From Robert Samuelson, here’s an odd column in today’s Washington Post. I’m not interested in tackling specifics because Mr. Samuelson seems to offer mostly his own guesses as to the future of spending in America. But he did amuse me with a contradiction.
To say that the shopping spree is over does not mean that every mall in America will close. It does mean that consumers will no longer serve as a reliable engine of growth. Consumption’s expansion required Americans to save less, borrow more and spend more; that cycle now seems finished. Without another source of growth (higher investment, exports?), the economy will slow.

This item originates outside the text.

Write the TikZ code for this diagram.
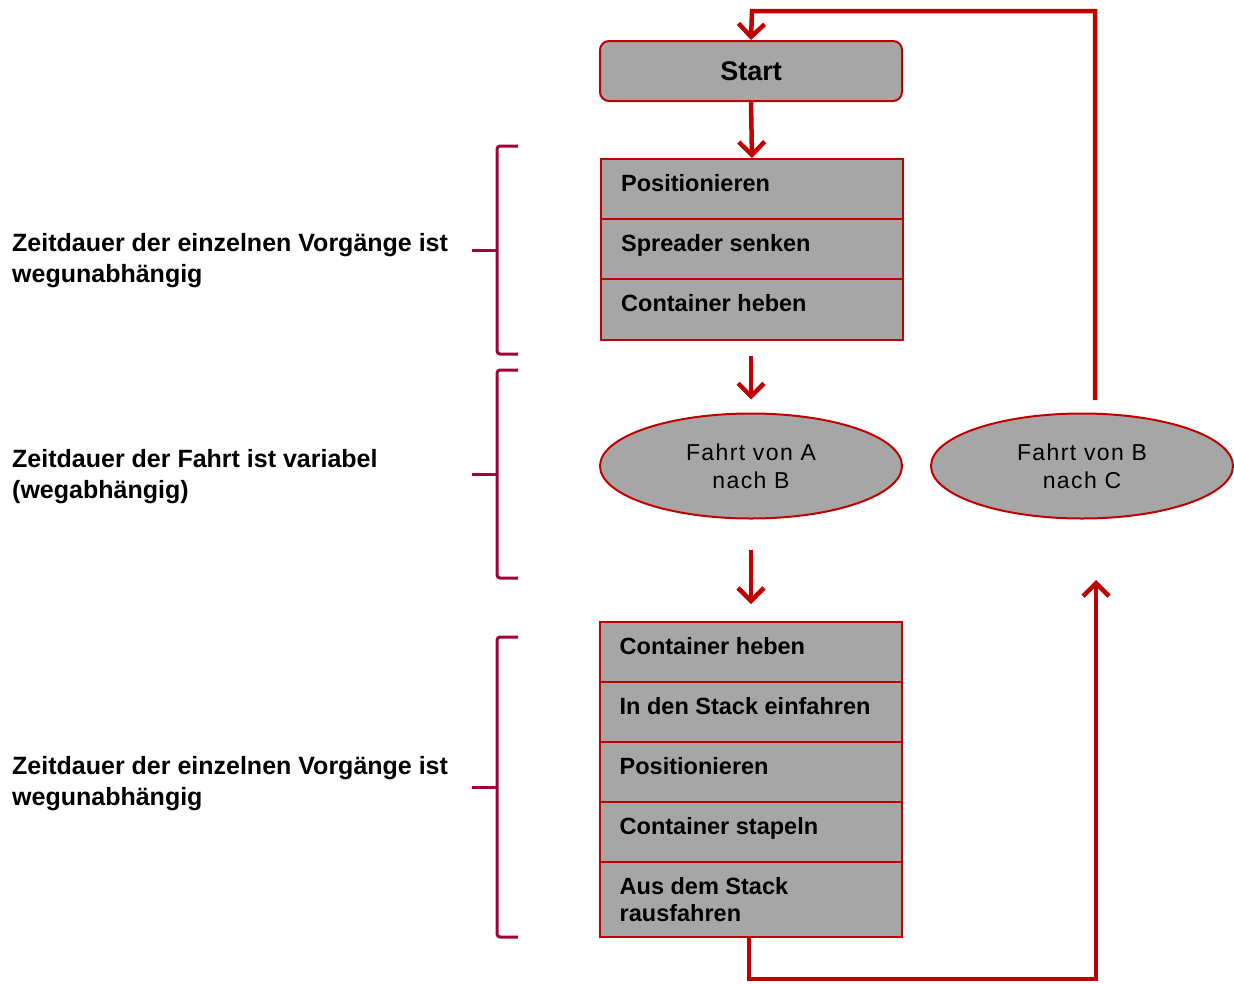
\documentclass[tikz,border=0pt]{standalone}
\usepackage{fontspec}
\setmainfont{Liberation Sans}
\usetikzlibrary{shapes.geometric,arrows.meta}
\definecolor{cred}{HTML}{C00000}
\definecolor{cgray}{HTML}{A6A6A6}
\definecolor{cbrace}{HTML}{A3003A}
\tikzset{
  rowbox/.style={draw=cred, line width=2pt, fill=cgray, minimum width=302pt, inner sep=0pt},
  rowtext/.style={anchor=north west, inner sep=0pt, align=left, xshift=21pt, yshift=-16pt,
    font=\fontsize{23.5}{27}\selectfont\bfseries},
  ell/.style={ellipse, draw=cred, line width=2pt, fill=cgray, minimum width=302pt, minimum height=105pt, inner sep=0pt, align=center,
    font=\fontsize{23}{28}\selectfont\addfontfeatures{LetterSpace=6}},
  arr/.style={draw=cred, line width=4.5pt, -{Straight Barb[length=13pt,width=26pt]}},
  brace/.style={draw=cbrace, line width=3pt, rounded corners=3pt},
  lefttext/.style={anchor=west, align=left, inner sep=0pt, font=\fontsize{25}{31}\selectfont\bfseries}
}
\begin{document}
\begin{tikzpicture}[x=1pt,y=-1pt]
\useasboundingbox (0,0) rectangle (1234,983);
% Start
\node[draw=cred, line width=2pt, fill=cgray, rounded corners=9pt, minimum width=302pt, minimum height=60pt,
  font=\fontsize{27}{30}\selectfont\bfseries] (start) at (751,71) {Start};
% group 1
\node[rowbox, minimum height=60pt] (a1) at (752,189) {};
\node[rowbox, minimum height=60pt] (a2) at (752,249) {};
\node[rowbox, minimum height=61pt] (a3) at (752,309.5) {};
\node[rowtext] at (a1.north west) {Positionieren};
\node[rowtext] at (a2.north west) {Spreader senken};
\node[rowtext] at (a3.north west) {Container heben};
% ellipses
\node[ell] (e1) at (751,466) {Fahrt von A\\nach B};
\node[ell] (e2) at (1082,466) {Fahrt von B\\nach C};
% group 2
\node[rowbox, minimum height=60pt] (b1) at (750.5,652) {};
\node[rowbox, minimum height=60pt] (b2) at (750.5,712) {};
\node[rowbox, minimum height=60pt] (b3) at (750.5,772) {};
\node[rowbox, minimum height=60pt] (b4) at (750.5,832) {};
\node[rowbox, minimum height=75pt] (b5) at (750.5,899.5) {};
\node[rowtext] at (b1.north west) {Container heben};
\node[rowtext] at (b2.north west) {In den Stack einfahren};
\node[rowtext] at (b3.north west) {Positionieren};
\node[rowtext] at (b4.north west) {Container stapeln};
\node[rowtext] at (b5.north west) {Aus dem Stack\\rausfahren};
% left texts
\node[lefttext] (t1) at (12,261) {Zeitdauer der einzelnen Vorgänge ist\\wegunabhängig};
\node[lefttext] (t2) at (12,477) {Zeitdauer der Fahrt ist variabel\\(wegabhängig)};
\node[lefttext] (t3) at (12,784) {Zeitdauer der einzelnen Vorgänge ist\\wegunabhängig};
% braces
\draw[brace] (518,146) -- (497,146) -- (497,354) -- (518,354);
\draw[brace] (472,250) -- (497,250);
\draw[brace] (518,370) -- (497,370) -- (497,578) -- (518,578);
\draw[brace] (472,474) -- (497,474);
\draw[brace] (518,637) -- (497,637) -- (497,937) -- (518,937);
\draw[brace] (472,787) -- (497,787);
% connectors
\coordinate (topstart) at (1095,400);
\coordinate (upend) at (1096,580);
\draw[arr] (start.south) -- (a1.north);
\draw[arr, shorten <=15pt, shorten >=13pt] (a3.south -| e1.north) -- (e1.north);
\draw[arr, shorten <=30pt, shorten >=17pt] (e1.south) -- (e1.south |- b1.north);
\draw[arr] (topstart) |- (752,11) -- (start.north);
\draw[arr] (b5.south -| 749,0) -- (749,979) -| (upend);
\end{tikzpicture}
\end{document}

This is an interesting thesis, perhaps. But much later, he offers this:
What can replace feverish consumer spending as a motor of economic growth? Health care, some say. Health spending will surely increase. But its expansion will simply crowd out other forms of consumer and government spending, because it will be paid for with steeper taxes or insurance premiums. Both erode purchasing power. Higher exports are a more plausible possibility; they, however, depend on how healthy the rest of the world economy remains without the crutch of exporting more to the United States.

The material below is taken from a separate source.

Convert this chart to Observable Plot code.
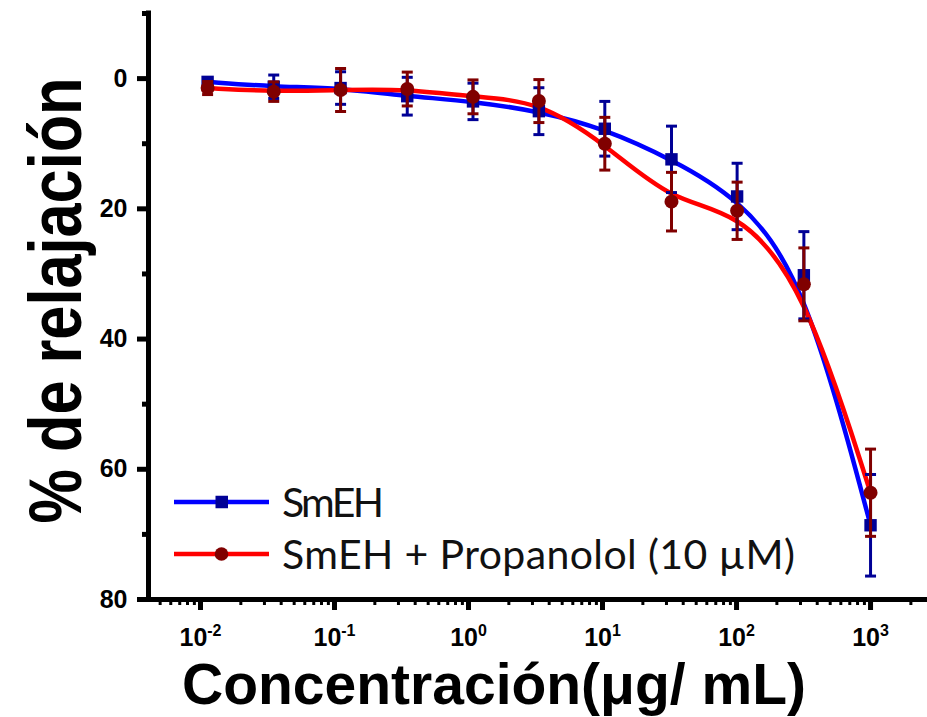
<!DOCTYPE html>
<html><head><meta charset="utf-8">
<script src="https://cdn.jsdelivr.net/npm/d3@7"></script>
<script src="https://cdn.jsdelivr.net/npm/@observablehq/plot@0.6"></script>
<style>body{margin:0;background:#fff} #chart{position:relative;width:927px;height:717px}</style>
</head><body><div id="chart"></div>
<script>
// ---- data ----
const concentrations = [0.0113, 0.0352, 0.111, 0.349, 1.08, 3.35, 10.4, 32.7, 101, 318, 1000];
const smeh      = [0.5, 1.25, 1.45, 2.7, 3.5, 5.0, 7.7, 12.4, 18.1, 30.2, 68.6];
const smehErr   = [0.5, 1.8, 2.5, 2.9, 2.8, 3.6, 4.2, 5.1, 5.1, 6.7, 7.8];
const prop      = [1.45, 2.0, 1.75, 1.6, 2.8, 3.45, 10.0, 18.9, 20.3, 31.6, 63.6];
const propErr   = [1.0, 1.5, 3.3, 2.6, 2.6, 3.3, 4.05, 4.5, 4.4, 5.6, 6.7];
const seriesNames = ["SmEH", "SmEH + Propanolol (10 µM)"];
const majorExponents = [-2, -1, 0, 1, 2, 3];
const yMajorTicks = [0, 20, 40, 60, 80];
const yMinorTicks = [-10, 10, 30, 50, 70];
const yTitle = "% de relajación";
const xTitle = "Concentración(μg/ mL)";

// ---- styling ----
const lineColors = ["#0000ff", "#ff0000"];
const markColors = ["#000096", "#800000"];
const xDomain = [Math.pow(10, -2.388), Math.pow(10, 3.425)];
const yDomain = [-10, 80];

const rows = (vals, errs) => concentrations.map((c, i) => ({conc: c, v: vals[i], lo: vals[i] - errs[i], hi: vals[i] + errs[i]}));
const blue = rows(smeh, smehErr);
const red = rows(prop, propErr);

const majorTicks = majorExponents.map(e => Math.pow(10, e));
const minorTicks = [];
for (let e = -3; e <= 3; e++) for (let m = 2; m <= 9; m++) {
  const v = m * Math.pow(10, e);
  if (v >= xDomain[0] && v <= xDomain[1]) minorTicks.push(v);
}

const capSymbol = {draw(ctx, size) { const w = Math.sqrt(size / Math.PI); ctx.moveTo(-w, 0); ctx.lineTo(w, 0); }};

function errorMarks(data, color) {
  return [
    Plot.ruleX(data, {x: "conc", y1: "lo", y2: "hi", stroke: color, strokeWidth: 3}),
    Plot.dot(data, {x: "conc", y: "lo", symbol: capSymbol, r: 5.5, stroke: color, strokeWidth: 3, fill: "none"}),
    Plot.dot(data, {x: "conc", y: "hi", symbol: capSymbol, r: 5.5, stroke: color, strokeWidth: 3, fill: "none"})
  ];
}

const svg = Plot.plot({
  width: 927, height: 717,
  marginLeft: 148, marginRight: 0, marginTop: 13, marginBottom: 118,
  style: {fontFamily: "'Liberation Sans', Arial, sans-serif", background: "#fff", color: "#000"},
  x: {type: "log", domain: xDomain},
  y: {domain: yDomain, reverse: true},
  marks: [
    Plot.line(blue, {x: "conc", y: "v", curve: "basis", stroke: lineColors[0], strokeWidth: 4.5}),
    Plot.line(red, {x: "conc", y: "v", curve: "basis", stroke: lineColors[1], strokeWidth: 4.5}),
    ...errorMarks(blue, markColors[0]),
    Plot.dot(blue, {x: "conc", y: "v", symbol: "square", r: 7, fill: markColors[0], stroke: "none"}),
    ...errorMarks(red, markColors[1]),
    Plot.dot(red, {x: "conc", y: "v", symbol: "circle", r: 7, fill: markColors[1], stroke: "none"}),
    Plot.axisY({ticks: yMajorTicks, tickSize: 11, tickPadding: 10, strokeWidth: 5, fontSize: 25, fontWeight: "bold", label: null}),
    Plot.axisY({ticks: yMinorTicks, tickSize: 6, strokeWidth: 5, tickFormat: () => "", label: null}),
    Plot.axisX({ticks: majorTicks, tickSize: 11, tickPadding: 18, strokeWidth: 5, fontSize: 25, fontWeight: "bold", tickFormat: () => "10", label: null}),
    Plot.axisX({ticks: minorTicks, tickSize: 6, strokeWidth: 3, tickFormat: () => "", label: null}),
    Plot.ruleX([xDomain[0]], {strokeWidth: 5, strokeLinecap: "square"}),
    Plot.ruleY([yDomain[1]], {strokeWidth: 5, strokeLinecap: "square"}),
    Plot.text([yTitle], {text: d => d, frameAnchor: "left", textAnchor: "middle", rotate: -90, dx: -68, dy: -6, fontSize: 74, fontWeight: "bold", lineAnchor: "bottom"}),
    Plot.text([xTitle], {text: d => d, frameAnchor: "bottom", textAnchor: "middle", dx: -44, dy: 104, fontSize: 57, fontWeight: "bold", lineAnchor: "bottom"})
  ]
});
document.getElementById("chart").appendChild(svg);

const s = d3.select(svg);
// tick label font (set on each label)
s.selectAll('g[aria-label="x-axis tick label"] text, g[aria-label="y-axis tick label"] text')
  .attr("font-size", 25).attr("font-weight", "bold").style("font-size", "25px").style("font-weight", "bold");
// superscript exponents on the x tick labels
s.selectAll('g[aria-label="x-axis tick label"] text')
  .filter(function() { return this.textContent === "10"; })
  .each(function(_, i) {
    d3.select(this).append("tspan").attr("dy", -10).style("font-size", "16px").text(String(majorExponents[i]));
  });
// compressed y title (as in the reference)
s.selectAll("text").filter(function() { return this.textContent === yTitle; })
  .attr("textLength", 446).attr("lengthAdjust", "spacingAndGlyphs");

// legend inside the frame
const leg = s.append("g").attr("font-family", "Lato, sans-serif").attr("font-size", 41).attr("text-anchor", "start");
const legendRows = [502, 554];
const legendWidths = [102, 513];
seriesNames.forEach((name, i) => {
  const g = leg.append("g").attr("transform", `translate(174,${legendRows[i]})`);
  g.append("line").attr("x1", 0).attr("x2", 95).attr("stroke", lineColors[i]).attr("stroke-width", 4.5);
  if (i === 0) g.append("rect").attr("x", 41.5).attr("y", -6.25).attr("width", 12.5).attr("height", 12.5).attr("fill", markColors[i]);
  else g.append("circle").attr("cx", 47.5).attr("r", 6.8).attr("fill", markColors[i]);
  g.append("text").attr("x", 108).attr("y", 14.5).attr("fill", "#111").attr("text-anchor", "start")
    .attr("textLength", legendWidths[i]).attr("lengthAdjust", "spacing").text(name);
});
</script></body></html>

How is health spending not consumer spending? Economically, is paying a doctor to fix my heart different than paying a mechanic to fix my car’s fuel pump? Both are payment for a service. The importance we apply to the two, as well as demographics in both population aging and car ownership, matters, but not in how we think about spending. In a free market, people will spend on what they value. But people will spend.
Mr. Samuelson’s point that health spending will crowd out consumer spending is strange, coming after he posited that consumer spending is declining. It’s also strange to claim as a blanket statement that higher insurance premiums erode purchasing power. Surely at least some of the risk protection purchased through premiums will be consumed through health spending. How – and how much – does it matter who pays the service provider?
Inevitably that leads to another point. Higher exports are a more plausible possibility. Fine. But to suggest that this is surprising or new requires an unwillingness to define “consumer” as one who consumes rather than an individual who consumes. Does the business creating new products not need equipment to build those products or computers to manage that production? Does the business shipping those products to foreign markets not need trucks and ships? What about packaging material to protect those products during shipment?
It’s possible, maybe even probable, that Mr. Samuelson’s prediction will prove true. It’s problematic because it views specific spenders as the objectively preferable path. It’s better to understand that the economy is large, global, and dynamic. It will change. When allowed to adapt, change will mean long-term progress, despite any short-term bumps. But when viewed as something to be wrapped around a preferred path, problems abound. It’s projecting tomorrow based on yesterday, when every first year finance student
is exposed to learns the idea that past performance does not equal future performance.
Mr. Samuelson concludes that “the ebbing shopping spree may challenge the next president in ways that none of the candidates has yet contemplated.” The economy will always challenge the president in ways not yet contemplated. That’s why the president should avoid meddling.